“Why can’t you be serious?” I hear that all the time — from bosses, co-workers, landlords, relatives, my own children — and it’s like a dagger through my heart. You see, the fact is, I simply am not capable of being serious; there’s a reason for it, and it’s not my fault.
When I was young, I was constantly being told, “You can’t be serious!” Parents, teachers, bus drivers, barbers, store clerks — you name it, adults of every description — no matter where I went and what I said, they all told me I couldn’t be serious. It didn’t seem fair, really. A kid wants, even needs, to be serious, at least once in a while, even a kid like I was. But, for some reason I’ve never been able to discover, I’d been singled out and forbidden to be serious, a prohibition about which I was continually reminded.
I was an obedient young fellow, too, if, perhaps, a little literal. If I couldn’t be serious, then I wouldn’t be. No questions asked. Mine was not the reason why.
Thus began my lifelong commitment to lack of seriousness, and my crusade to identify and offer constructive criticism to those who suffer from the opposite problem: hyperseriousness.
In grade school and high school, I drew caricatures and wrote silly stories to poke fun at teachers and classmates who took themselves too seriously.
In college, I wrote a satire in the style of Dryden and Swift to poke fun at an English professor who took herself too seriously (and was rewarded with my first and only D).

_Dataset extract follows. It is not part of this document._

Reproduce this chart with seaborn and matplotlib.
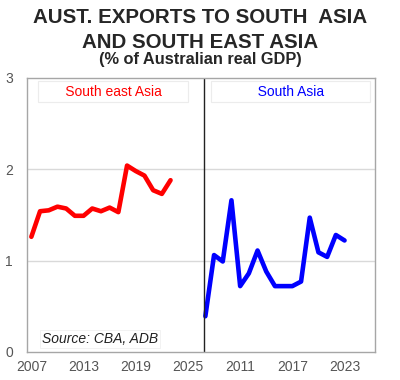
import numpy as np
import pandas as pd
import matplotlib.pyplot as plt
import seaborn as sns

# values (% of Australian real GDP)
years = list(range(2007, 2024))
south_east_asia = [1.26, 1.54, 1.55, 1.59, 1.57, 1.49, 1.49, 1.57, 1.54, 1.58, 1.53,
                   2.04, 1.98, 1.93, 1.77, 1.73, 1.88]
south_asia = [0.39, 1.06, 0.99, 1.66, 0.72, 0.86, 1.11, 0.88, 0.72, 0.72, 0.72,
              0.77, 1.47, 1.09, 1.04, 1.28, 1.22]
left_ticks = [2007, 2013, 2019, 2025]
right_ticks = [2011, 2017, 2023]

shift = 20  # right panel drawn on the same axis, shifted along

sns.set_style("white")
plt.rcParams['font.family'] = ['Liberation Sans', 'DejaVu Sans']

sea = pd.DataFrame({'year': years, 'val': south_east_asia})
sa = pd.DataFrame({'year': [y + shift for y in years], 'val': south_asia})

fig = plt.figure(figsize=(4, 3.8), dpi=100)
ax = fig.add_axes([0.0675, 0.074, 0.87, 0.721])

for y in [1, 2]:
    ax.axhline(y, color='#d9d9d9', lw=1, zorder=0)

sns.lineplot(data=sea, x='year', y='val', color='#ff0000', lw=3.3, ax=ax)
sns.lineplot(data=sa, x='year', y='val', color='#0000ff', lw=3.3, ax=ax)

ax.axvline(2026.8, color='#222222', lw=1)

ax.set_xlim(2006.5, 2046.5)
ax.set_ylim(0, 3)
ax.set_yticks([0, 1, 2, 3])
ax.set_xticks(left_ticks + [t + shift for t in right_ticks])
ax.set_xticklabels([str(t) for t in left_ticks + right_ticks])
ax.tick_params(axis='both', colors='#555555', labelsize=10, length=0, pad=6)
ax.tick_params(axis='y', pad=10)
ax.set_xlabel('')
ax.set_ylabel('')
for s in ax.spines.values():
    s.set_color('#a6a6a6')
    s.set_linewidth(1)

box = dict(boxstyle='square,pad=0.25', fc='white', ec='#ececec', lw=0.8)
ax.text(2016.4, 2.85, '      South east Asia      ', color='#ff0000', fontsize=10,
        ha='center', va='center', bbox=box)
ax.text(2036.8, 2.85, '           South Asia           ', color='#0000ff', fontsize=10,
        ha='center', va='center', bbox=box)
ax.text(2008.2, 0.14, 'Source: CBA, ADB', fontsize=10, style='italic', color='#222222',
        ha='left', va='center',
        bbox=dict(boxstyle='square,pad=0.15', fc='white', ec='#f0f0f0', lw=0.6))

fig.text(0.5, 0.953, 'AUST. EXPORTS TO SOUTH  ASIA', ha='center', va='center',
         fontsize=14.8, fontweight='bold')
fig.text(0.5, 0.889, 'AND SOUTH EAST ASIA', ha='center', va='center',
         fontsize=14.8, fontweight='bold')
fig.text(0.5, 0.843, '(% of Australian real GDP)', ha='center', va='center',
         fontsize=11.8, fontweight='bold')

fig.savefig('out.png', dpi=100)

In my twenties, I created a boardgame to poke fun at public utility officials who take themselves too seriously (Hike), founded a Mardi Gras krewe to poke fun at local officials and celebrities who take themselves too seriously (Platefaces), launched a comic strip to poke fun at Louisiana politicians who take themselves too seriously (“Paid For By”), founded a club to poke fun at admen who take themselves too seriously (The Bad Club), published a book of cartoons to poke fun at tourists who take themselves too seriously (Only in New Orleans), and published a spoof of weight-loss regimens to poke fun at dieters who take themselves too seriously (“The Dukman Diets”).
In my thirties and forties, I published hundreds of essays, articles, and limericks poking fun at politicians, pollsters, bureaucrats, judges, educators, sociologists, sexologists, environmentalists, activists, journalists, artists, and others who take themselves too seriously.
Looking back, I think maybe all those other people should have been told that they couldn’t be serious. But no, the commission went to me. And so, the crusade continues. I don’t mind, either. It’s lots of fun, seriously.